Голоса тишины (Мальро) - страница 293

Рим встречал в своём Пантеоне богов побеждённых.


Быть может, когда-нибудь, глядя на бесплодные или отвоёванные лесом пространства, никто не поймёт, сколько разумного человек отдал земле, воздвигая дворцы и храмы Флоренции среди мерно колышущихся олив Тосканы. Не останется ничего от этих дворцов, свидетелей того, как, доведённый до отчаяния Рафаэлем, здесь проходил Микеланджело; ничего не останется от маленьких парижских кафе, где сиживали Ренуар с Сезанном, а Ван Гог с Гогеном. Вечность Одиночества побеждает и грёзы, и армии; и людям всё это известно с тех пор, как они существуют, зная, что должны умереть.

Глядя на цветущий весенний луг, писал Ницше, чувство, что человечество – всего лишь подобие этой пышности, созданной какой-то слепой силой ради небытия, было бы невыносимым, если бы оно было реально испытано. Может быть. Я видел океан у берегов Малакки, усеянный фосфоресцирующими медузами так далеко, как только ночь давала взгляду погружаться в даль бухты; затем – дрожащее скопление светлячков, что покрывали склоны вплоть до самых лесов; постепенно исчезали они в великом отступлении зари. Если судьба человечества столь же тщетна, как и тот обречённый свет, неумолимая безучастность дня – не сильнее фосфоресцирующей медузы, что высекла гробницу Медичи в порабощённой Флоренции[446], выгравировала «Три креста» в одиночестве и забвении[447]? Какое дело до Рембрандта дрейфующим туманностям?


Но светила отрицают человека, а Рембрандт говорит с человеком. Скорбные тела, не оставившие следа на своём пути, будь даже человечество этим ничто, горемычные руки навеки извлекают из земли, схоронившей останки ориньякского полуживотного[448] и шрамы погибших империй, образы, чьё безразличие или общность являют то же свидетельство вашего достоинства: никакое величие неотделимо от того, что его хранит. Остальное – образы второстепенные, насекомые, не дающие света.

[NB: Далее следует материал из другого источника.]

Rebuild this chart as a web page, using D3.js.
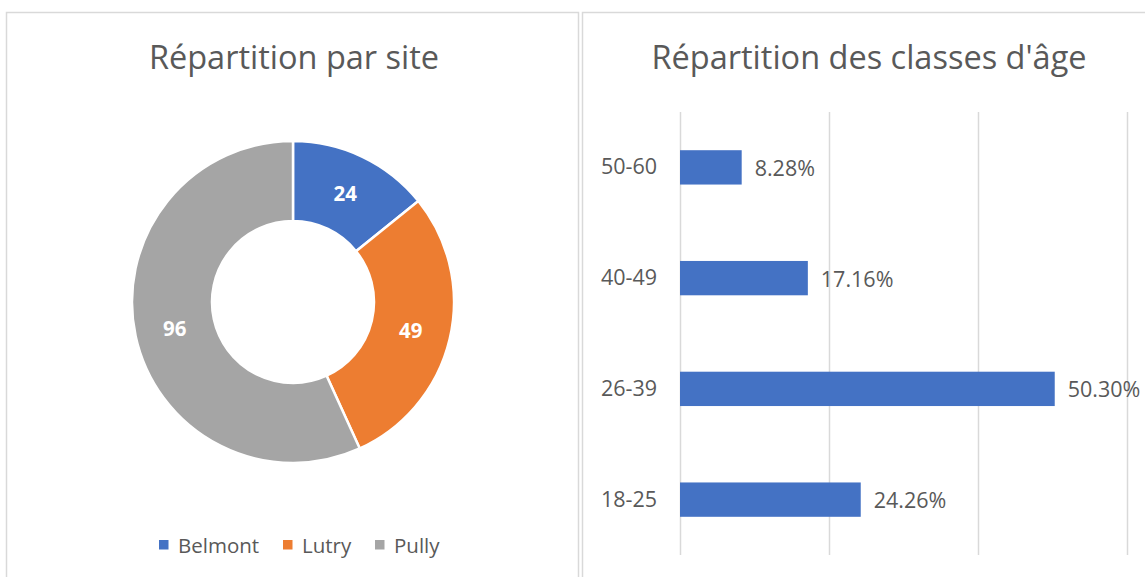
<!DOCTYPE html>
<html>
<head>
<meta charset="utf-8">
<script src="https://cdn.jsdelivr.net/npm/d3@7"></script>
<style>
  html, body { margin: 0; padding: 0; background: #fff; }
  svg { display: block; }
  text { font-family: "Open Sans", "Noto Sans", sans-serif; }
</style>
</head>
<body>
<svg id="chart" width="1145" height="577"></svg>
<script>
// ---- Data ----
const sites = ["Belmont", "Lutry", "Pully"];
const siteCounts = [24, 49, 96];
const siteColors = ["#4472C4", "#ED7D31", "#A5A5A5"];

const ageClasses = ["50-60", "40-49", "26-39", "18-25"];
const agePercents = [8.28, 17.16, 50.30, 24.26];
const ageTicks = [0, 20, 40, 60];

const titleLeft = "Répartition par site";
const titleRight = "Répartition des classes d'âge";

const svg = d3.select("#chart");
const textColor = "#595959";
const gridColor = "#D9D9D9";

// ---- Panel frames ----
svg.append("rect").attr("x", 6.5).attr("y", 12.5).attr("width", 572).attr("height", 600)
  .attr("fill", "#fff").attr("stroke", gridColor).attr("stroke-width", 1.5);
svg.append("rect").attr("x", 582.5).attr("y", 12.5).attr("width", 600).attr("height", 600)
  .attr("fill", "#fff").attr("stroke", gridColor).attr("stroke-width", 1.5);

// ---- Left: donut ----
svg.append("text").attr("x", 294).attr("y", 69).attr("text-anchor", "middle")
  .attr("font-size", 32.5).attr("fill", textColor).text(titleLeft);

const cx = 293, cy = 302, rOuter = 161, rInner = 81;
const pie = d3.pie().sort(null).value(d => d.v);
const arcs = pie(sites.map((s, i) => ({ s, v: siteCounts[i], c: siteColors[i] })));
const arc = d3.arc().innerRadius(rInner).outerRadius(rOuter);
const labelArc = d3.arc().innerRadius((rInner + rOuter) / 2).outerRadius((rInner + rOuter) / 2);

const gPie = svg.append("g").attr("transform", `translate(${cx},${cy})`);
gPie.selectAll("path").data(arcs).join("path")
  .attr("d", arc).attr("fill", d => d.data.c)
  .attr("stroke", "#fff").attr("stroke-width", 2.5);
gPie.selectAll("text").data(arcs).join("text")
  .attr("transform", d => `translate(${labelArc.centroid(d)})`)
  .attr("text-anchor", "middle").attr("dominant-baseline", "central")
  .attr("font-size", 20.5).attr("font-weight", "bold").attr("fill", "#fff")
  .text(d => d.data.v);

// Legend
const legendX = [159, 283, 375];
const gLeg = svg.append("g");
sites.forEach((s, i) => {
  gLeg.append("rect").attr("x", legendX[i]).attr("y", 540).attr("width", 9.5).attr("height", 9.5)
    .attr("fill", siteColors[i]);
  gLeg.append("text").attr("x", legendX[i] + 19).attr("y", 545)
    .attr("dominant-baseline", "central").attr("font-size", 20.5).attr("fill", textColor).text(s);
});

// ---- Right: bar chart ----
svg.append("text").attr("x", 869).attr("y", 69).attr("text-anchor", "middle")
  .attr("font-size", 32.5).attr("fill", textColor).text(titleRight);

const x = d3.scaleLinear().domain([0, 60]).range([680, 1127]);
const y = d3.scaleBand().domain(ageClasses).range([112, 555]).paddingInner(0.69).paddingOuter(0.345);

// gridlines via axis
const gridAxis = d3.axisBottom(x).tickValues(ageTicks).tickSize(-(555 - 112)).tickFormat("");
const gGrid = svg.append("g").attr("transform", "translate(0,555)").call(gridAxis);
gGrid.select(".domain").remove();
gGrid.selectAll(".tick line").attr("stroke", gridColor).attr("stroke-width", 1.5);

// category axis
const yAxis = d3.axisLeft(y).tickSize(0).tickPadding(23);
const gY = svg.append("g").attr("transform", "translate(680,0)").call(yAxis);
gY.select(".domain").remove();
gY.selectAll(".tick text").attr("font-size", 21.5).attr("fill", textColor)
  .attr("font-family", "'Open Sans', sans-serif");

const data = ageClasses.map((c, i) => ({ c, v: agePercents[i] }));
svg.append("g").selectAll("rect").data(data).join("rect")
  .attr("x", x(0)).attr("y", d => y(d.c))
  .attr("width", d => x(d.v) - x(0)).attr("height", y.bandwidth())
  .attr("fill", "#4472C4");

svg.append("g").selectAll("text").data(data).join("text")
  .attr("x", d => x(d.v) + 13).attr("y", d => y(d.c) + y.bandwidth() / 2)
  .attr("dominant-baseline", "central").attr("font-size", 21.5).attr("fill", textColor)
  .text(d => d.v.toFixed(2) + "%");
</script>
</body>
</html>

Поглощает ли человека мысль о вечности или стремление уйти от неумолимости, о которой твердит ему смерть? Ничтожное выживание, не оставляющее времени разглядеть, как гаснут потухающие светила! Но и не менее ничтожное небытие, если тысячелетий, поглощённых землей, мало, чтобы у края могилы заставить замолчать голос великого художника… Нет несокрушимой смерти, когда рядом только что начат диалог, а длительность жизни не измеряется временем. Продление жизни есть продление формы, которую приняла победа человека над судьбой, а когда умирает человек, эта форма начинает свою непредсказуемую жизнь. Победа, даровавшая ей жизнь, дарует ей голос, о существовании которого автор не подозревал. Эти статуи, более египетские, чем египтяне, более христианские, чем христиане, более выражающие Микеланджело, чем сам Микеланджело, – более человечные, чем род людской, стремившиеся стать непререкаемой истиной, наполняют всё звучанием тысяч лесных голосов, которые время исторгает из них. Овеянные славой индивидуумы не принадлежат могиле.